▶ **REQUIRED WORK**: Do not repeat pictures. Repeat exactly the lines of the listing below from its first line through the line with "import * as d3 from 'd3';".

▶ **PROVIDED DATA**:
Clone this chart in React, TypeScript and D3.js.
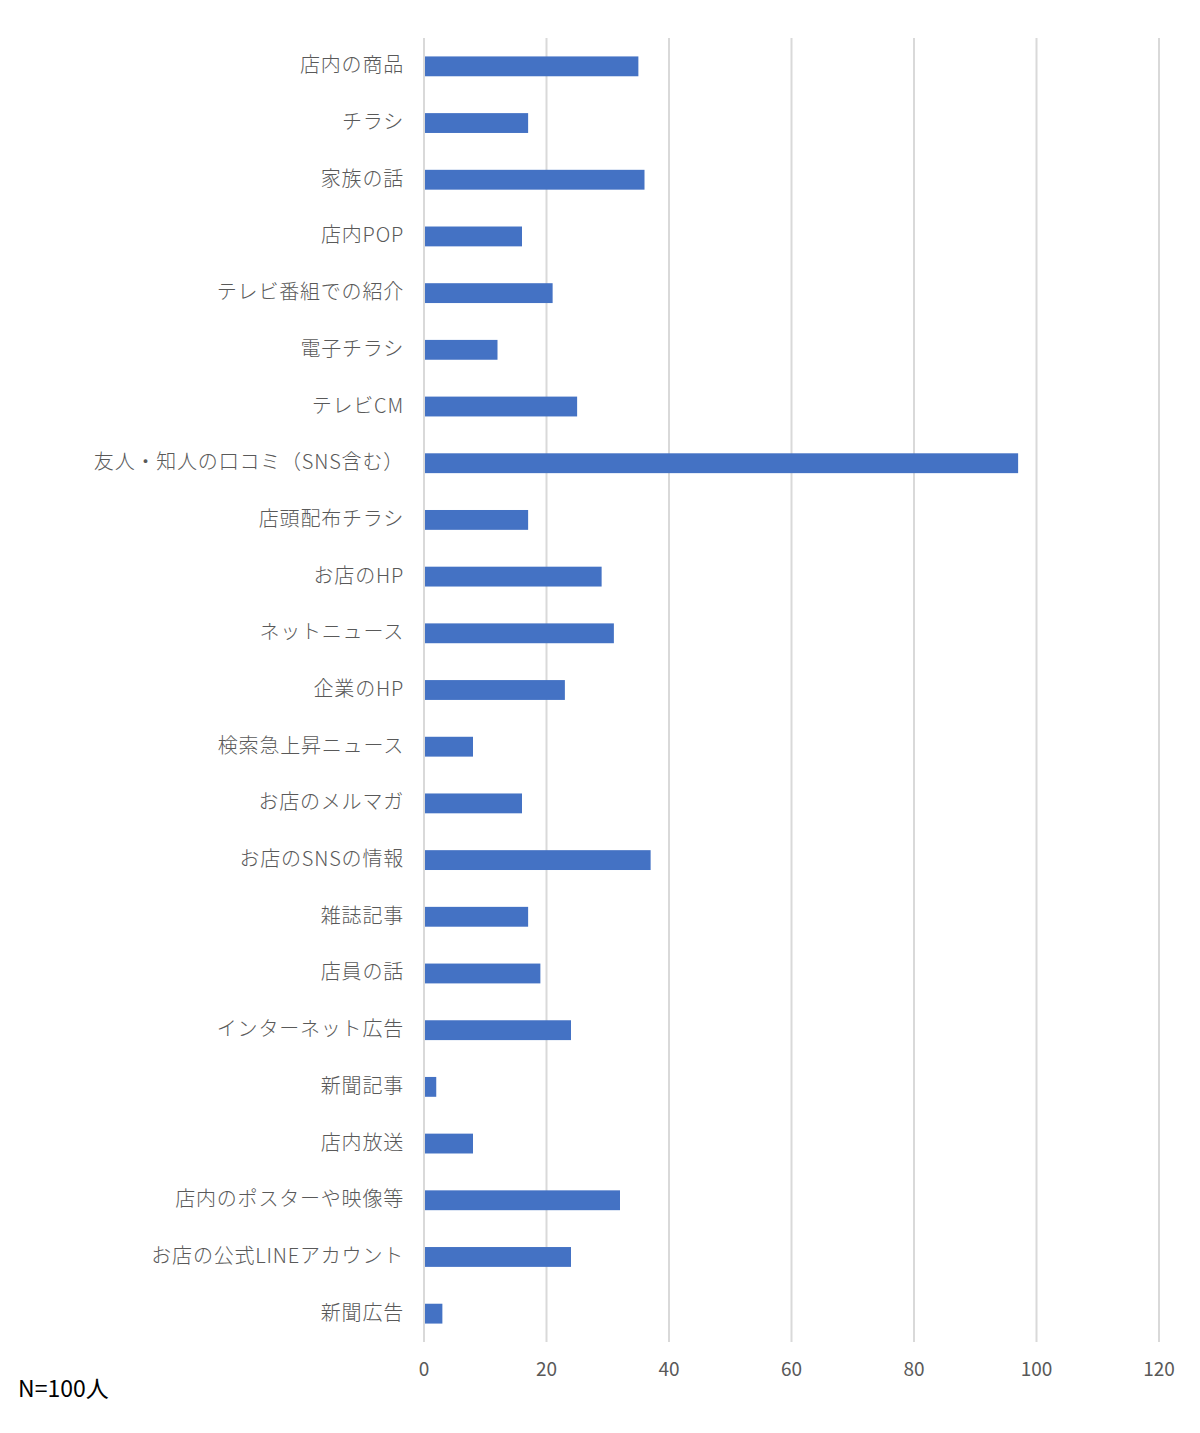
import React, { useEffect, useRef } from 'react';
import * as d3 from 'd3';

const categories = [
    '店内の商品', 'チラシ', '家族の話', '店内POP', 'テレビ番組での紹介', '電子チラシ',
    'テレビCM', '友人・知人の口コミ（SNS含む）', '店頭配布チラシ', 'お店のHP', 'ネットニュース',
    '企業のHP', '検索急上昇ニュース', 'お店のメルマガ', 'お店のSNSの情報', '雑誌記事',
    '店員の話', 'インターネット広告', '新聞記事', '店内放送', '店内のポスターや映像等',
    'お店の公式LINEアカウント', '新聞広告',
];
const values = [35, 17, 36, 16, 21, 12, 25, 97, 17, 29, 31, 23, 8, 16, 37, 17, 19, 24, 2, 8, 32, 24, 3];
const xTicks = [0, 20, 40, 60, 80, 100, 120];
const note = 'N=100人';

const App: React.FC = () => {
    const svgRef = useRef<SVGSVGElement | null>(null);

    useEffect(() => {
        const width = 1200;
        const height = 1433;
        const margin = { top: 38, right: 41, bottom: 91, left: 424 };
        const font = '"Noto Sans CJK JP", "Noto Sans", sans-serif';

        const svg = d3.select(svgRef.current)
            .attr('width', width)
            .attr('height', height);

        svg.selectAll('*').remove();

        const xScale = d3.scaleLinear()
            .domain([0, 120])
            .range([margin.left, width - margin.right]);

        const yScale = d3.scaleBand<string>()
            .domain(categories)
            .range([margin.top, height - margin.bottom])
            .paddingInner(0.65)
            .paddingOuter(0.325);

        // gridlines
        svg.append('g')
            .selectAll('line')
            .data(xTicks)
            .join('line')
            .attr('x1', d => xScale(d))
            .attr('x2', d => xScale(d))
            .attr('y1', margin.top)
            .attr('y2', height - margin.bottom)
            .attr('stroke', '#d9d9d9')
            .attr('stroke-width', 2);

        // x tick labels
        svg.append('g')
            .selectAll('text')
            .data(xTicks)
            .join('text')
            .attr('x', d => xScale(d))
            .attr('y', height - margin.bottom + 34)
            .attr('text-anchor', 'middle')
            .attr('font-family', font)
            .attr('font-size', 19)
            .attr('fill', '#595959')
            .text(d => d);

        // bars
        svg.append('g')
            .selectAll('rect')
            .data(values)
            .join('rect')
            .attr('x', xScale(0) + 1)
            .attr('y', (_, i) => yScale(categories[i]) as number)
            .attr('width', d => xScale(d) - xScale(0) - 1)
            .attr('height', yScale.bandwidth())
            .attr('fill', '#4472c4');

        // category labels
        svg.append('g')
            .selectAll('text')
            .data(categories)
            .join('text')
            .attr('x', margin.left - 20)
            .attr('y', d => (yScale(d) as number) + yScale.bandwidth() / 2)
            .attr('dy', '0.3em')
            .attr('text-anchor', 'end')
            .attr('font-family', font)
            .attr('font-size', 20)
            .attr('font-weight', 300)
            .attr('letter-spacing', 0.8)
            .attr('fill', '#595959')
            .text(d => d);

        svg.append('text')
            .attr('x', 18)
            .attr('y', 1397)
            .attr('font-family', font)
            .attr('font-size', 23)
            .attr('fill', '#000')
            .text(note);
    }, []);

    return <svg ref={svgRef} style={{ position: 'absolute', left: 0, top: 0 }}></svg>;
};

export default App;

▶ **TASK RESPONSE**:
Clone this chart in React, TypeScript and D3.js.
import React, { useEffect, useRef } from 'react';
import * as d3 from 'd3';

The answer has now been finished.